After Boivin’s death in 1917, his wife Jeanne continued his name and designs into the 20th century. It was under Jeanne’s tutelage that another iconic jeweller, Suzanne Belperron, was encouraged to follow and develop her own distinctive style. During Belperron’s time at the House of Boivin, she sustained his daring aesthetics and imaginative use of stones and colours. Later, under her own name, Belperron created jewels influenced by her time at Boivin, where her style became her signature.
AQUAMARINE AND DIAMOND BRACELET (1937), RENÉ BOIVIN. ESTIMATE £100,000–200,000.

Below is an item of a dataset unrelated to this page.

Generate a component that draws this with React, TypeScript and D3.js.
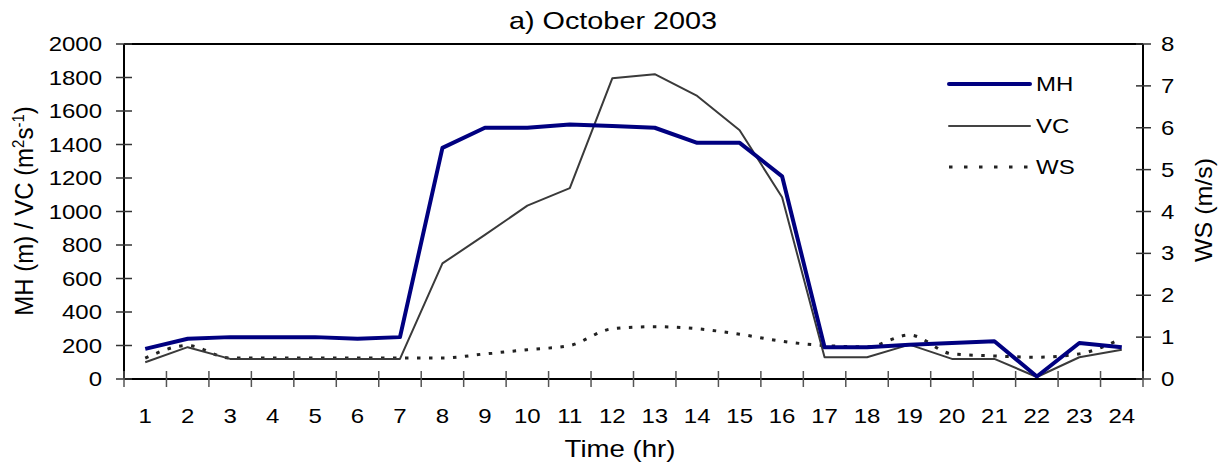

One European collection being offered in the Fine Jewels sale on 1 December affords a rare glimpse into the House of Boivin’s unique approach to jewellery. A stunning aquamarine and diamond bangle fuses semi-precious aquamarines into a wholly modernistic and refreshingly bold style. The bangle is visually and stylistically adventurous considering its creation in 1937, just before World War Two.
In the ‘Pampilles’ ring from the 1970s, kaleidoscopic colours are seen in the facetted citrines and aquamarines, as the fringe playfully jingles on your hand. Certainly this ring would be a conversation starter when worn at any cocktail party.
CITRINE AND AQUAMARINE RING, ‘PAMPILLES’, RENÉ BOIVIN, CIRCA 1970. ESTIMATE £8,000-12,000.
On Boivin’s ‘Elephant’ pendant from 1939 the play-of-colour in the selection of opals adds to the charm of this fanciful jewel. Such pieces reflect the shift in style during the 20th century; women’s hair was cut shorter, hemlines were raised. Times were changing socially and jewellery was becoming bolder and more daring.
OPAL, SAPPHIRE, RUBY AND DIAMOND PENDENT NECKLACE, ‘ELEPHANT’, RENÉ BOIVIN, 1939. ESTIMATE £33,000-38,000.